Accommodation for non-camping festivals — those in cities, like Parklife — can be managed by booking early. Festivals in university cities often have significant Airbnb availability at festival time, but prices spike if you book late. Staying slightly outside the festival's immediate vicinity is usually meaningfully cheaper. The full All Points East 2026 guide is a worked example for London-based budget planning.
On Site
Alcohol is the budget killer at festivals. Site prices are typically two to three times what you'd pay in a bar. Moderation is the obvious advice and worth taking seriously on a budget — not because of the expense alone, but because the accumulated cost of several days of festival bar prices adds up faster than almost anything else on site.
Water is free at most UK festivals. Use the water points rather than buying bottled drinks. A reusable bottle saves several pounds a day.
Food decisions made when you're hungry and queueing for the nearest thing produce worse value than food decisions made deliberately.

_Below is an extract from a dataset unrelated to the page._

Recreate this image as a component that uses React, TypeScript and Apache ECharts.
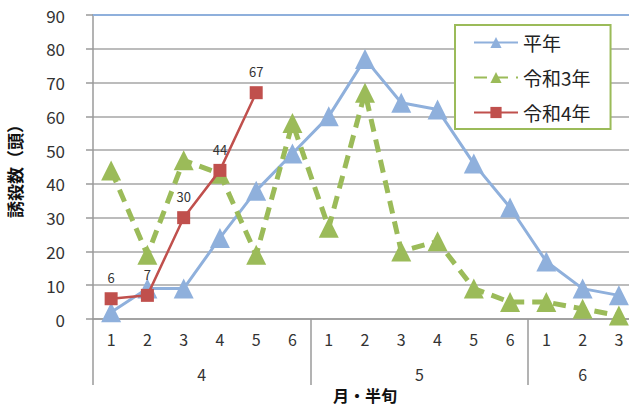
import React, { useEffect, useRef } from "react";
import * as echarts from "echarts";

const categories = ["1", "2", "3", "4", "5", "6", "1", "2", "3", "4", "5", "6", "1", "2", "3"];
const months = ["4", "5", "6"];
const monthSpans = [6, 6, 3];
const heinen = [2, 9, 9, 24, 38, 49, 60, 77, 64, 62, 46, 33, 17, 9, 7];
const reiwa3 = [44, 19, 47, 43, 19, 58, 27, 67, 20, 23, 9, 5, 5, 3, 1];
const reiwa4 = [6, 7, 30, 44, 67];
const seriesNames = ["平年", "令和3年", "令和4年"];
const yTitle = "誘殺数（頭）";
const xTitle = "月・半旬";

const FONT = "'Noto Sans CJK JP', 'Noto Sans', sans-serif";

export default function App() {
  const ref = useRef<HTMLDivElement>(null);
  useEffect(() => {
    if (!ref.current) return;
    const chart = echarts.init(ref.current, undefined, { renderer: "svg" });
    const boundaries: number[] = [0];
    monthSpans.forEach((s) => boundaries.push(boundaries[boundaries.length - 1] + s));
    const centers = monthSpans.map((s, i) => boundaries[i] + s / 2);
    const total = boundaries[boundaries.length - 1];

    chart.setOption({
      animation: false,
      textStyle: { fontFamily: FONT },
      grid: { left: 93, top: 15, width: 544, height: 304, containLabel: false, outerBoundsMode: "none" },
      legend: {
        orient: "vertical",
        left: 455,
        top: 25,
        padding: [8, 20, 7, 18],
        itemWidth: 44,
        itemHeight: 14,
        itemGap: 16,
        borderColor: "#9bbb59",
        borderWidth: 2,
        backgroundColor: "#ffffff",
        textStyle: { fontSize: 19, color: "#222", fontFamily: FONT, width: 85 },
        data: seriesNames,
      },
      xAxis: [
        {
          type: "category",
          data: categories,
          boundaryGap: true,
          position: "bottom",
          axisLine: { lineStyle: { color: "#9a9a9a", width: 1.5 } },
          axisTick: { interval: 0, length: 33, lineStyle: { color: "#9a9a9a", width: 1.5 } },
          axisLabel: { interval: 0, fontSize: 16, color: "#333", margin: 12, fontFamily: FONT },
        },
        {
          type: "value",
          min: 0,
          max: total,
          position: "bottom",
          axisLine: { show: false },
          splitLine: { show: false },
          axisTick: {
            show: true,
            customValues: boundaries,
            length: 66,
            lineStyle: { color: "#9a9a9a", width: 1.5 },
          },
          axisLabel: {
            customValues: centers,
            fontSize: 16,
            color: "#333",
            margin: 47,
            fontFamily: FONT,
            formatter: (v: number) => {
              const i = centers.findIndex((c) => Math.abs(c - v) < 1e-6);
              return i >= 0 ? months[i] : "";
            },
          },
          name: xTitle,
          nameLocation: "middle",
          nameGap: 67,
          nameTextStyle: { fontSize: 16, fontWeight: "bold", color: "#111", fontFamily: FONT },
        },
        {
          type: "category",
          data: categories,
          position: "top",
          axisLine: { show: true, lineStyle: { color: "#8fb0dc", width: 2 } },
          axisTick: { show: false },
          axisLabel: { show: false },
        },
      ],
      yAxis: {
        type: "value",
        min: 0,
        max: 90,
        interval: 10,
        axisLine: { show: true, lineStyle: { color: "#9a9a9a", width: 1.5 } },
        axisTick: { show: true, length: 7, lineStyle: { color: "#9a9a9a", width: 1.5 } },
        splitLine: { lineStyle: { color: "#a6a6a6", width: 1.5 } },
        axisLabel: { fontSize: 17, color: "#333", margin: 28, fontFamily: FONT },
        name: yTitle,
        nameLocation: "middle",
        nameRotate: 90,
        nameGap: 70,
        nameTextStyle: { fontSize: 17, fontWeight: "bold", color: "#111", fontFamily: FONT },
      },
      series: [
        {
          name: seriesNames[0],
          type: "line",
          xAxisIndex: 0,
          data: heinen,
          symbol: "triangle",
          symbolSize: 20,
          itemStyle: { color: "#8fb0dc" },
          lineStyle: { color: "#8fb0dc", width: 3 },
          z: 2,
        },
        {
          name: seriesNames[1],
          type: "line",
          xAxisIndex: 0,
          data: reiwa3,
          symbol: "triangle",
          symbolSize: 20,
          itemStyle: { color: "#9bbb59" },
          lineStyle: { color: "#9bbb59", width: 5, type: [13, 8] },
          z: 3,
        },
        {
          name: seriesNames[2],
          type: "line",
          xAxisIndex: 0,
          data: reiwa4,
          symbol: "rect",
          symbolSize: 13,
          itemStyle: { color: "#c0504d" },
          lineStyle: { color: "#c0504d", width: 2.5 },
          label: { show: true, position: "top", distance: 8, fontSize: 13, color: "#333", fontFamily: FONT },
          z: 4,
        },
      ],
    });
    return () => chart.dispose();
  }, []);
  return (
    <div
      ref={ref}
      style={{ position: "absolute", left: 0, top: 0, width: 629, height: 409, background: "#fff" }}
    />
  );
}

Walk the food area and look at options and prices before committing. The vendor ten metres further from the main stage often has a shorter queue and comparable food at the same or lower price.
Set a daily cash budget and withdraw it at the start of each day. Once it's gone, it's gone. This is a more effective constraint than monitoring app notifications when you're mid-festival and decision-fatigued.
The Costs That Add Up Unexpectedly
ATM charges at festival sites are sometimes applied in addition to standard bank charges. Having enough cash before you arrive is simpler than managing this on site.
Clothing and merchandise. The impulse purchase of a festival t-shirt or a piece of clothing from a site vendor is common and adds up. If you know you're budget-constrained, leave a specific allowance for this rather than treating it as incidental.
Lockers and charging stations. Some festivals offer locker hire and phone charging services at a cost. Assess whether you actually need these (a good portable battery pack eliminates the need for site charging) versus whether you're buying them out of anxiety.
Late-night food. The post-midnight food options at festivals are expensive and often the least healthy choices. Eating properly during the day reduces the late-night vulnerability to overpriced chips.
The Free Bit
Most of what makes a festival good costs nothing beyond the ticket. The music is included. The social atmosphere is free. The experience of being in a specific place at a specific time with other people who care about the same things costs nothing, and the practical guide to making friends at a festival costs nothing either. Budget management at a festival is partly about not allowing the commercial overlay to obscure the fact that the core thing is already paid for.